国道沿いには他の各種特産品とともに、そうめんの販売所が幾つも設けられ、町内屈指の地場産業として、半田そうめんは半田地区のシンボル的存在となっています。
秋口、寒そうめん作りが始まります。
秋から冬にかけての低い気温と剣山から吹き下ろす寒風、乾燥した空気が美味しいそうめんを作るにはもってこいだからです。
町のあちらこちらの庭先では、そうめんの門干し(かどぼし)が行われ、2m近くまで伸ばされたそうめんが、長い棒にひっかけられ吊るされている様は、まるで白い糸でできた暖簾のようです。

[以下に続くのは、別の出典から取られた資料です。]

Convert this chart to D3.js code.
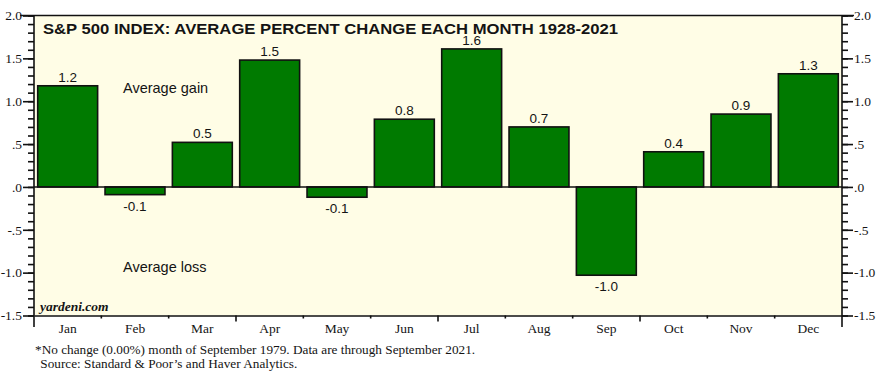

冬の澄んだ青空の下で連なる白いそうめんの海はこの時期ならではの風物詩でしょう。
半田そうめんの里として全国に名前を知られるようになった半田ですが、やはり、他の四国地域と同じく、高齢化、過疎化という問題を抱えています。
また、40ある業者の中でも、家族経営で代々続けてきた小規模零細事業者が多い。加えて、この不況と小麦の高騰がそうめん業者の経営を苦しくしているはずです。
しかし、そんな時だからこそ、「そうめんの里」の底力を発揮して欲しい。
一度食べたら忘れられない、半田そうめんの魅力をもっともっと町をあげて伝えていけるのではないかと期待しています。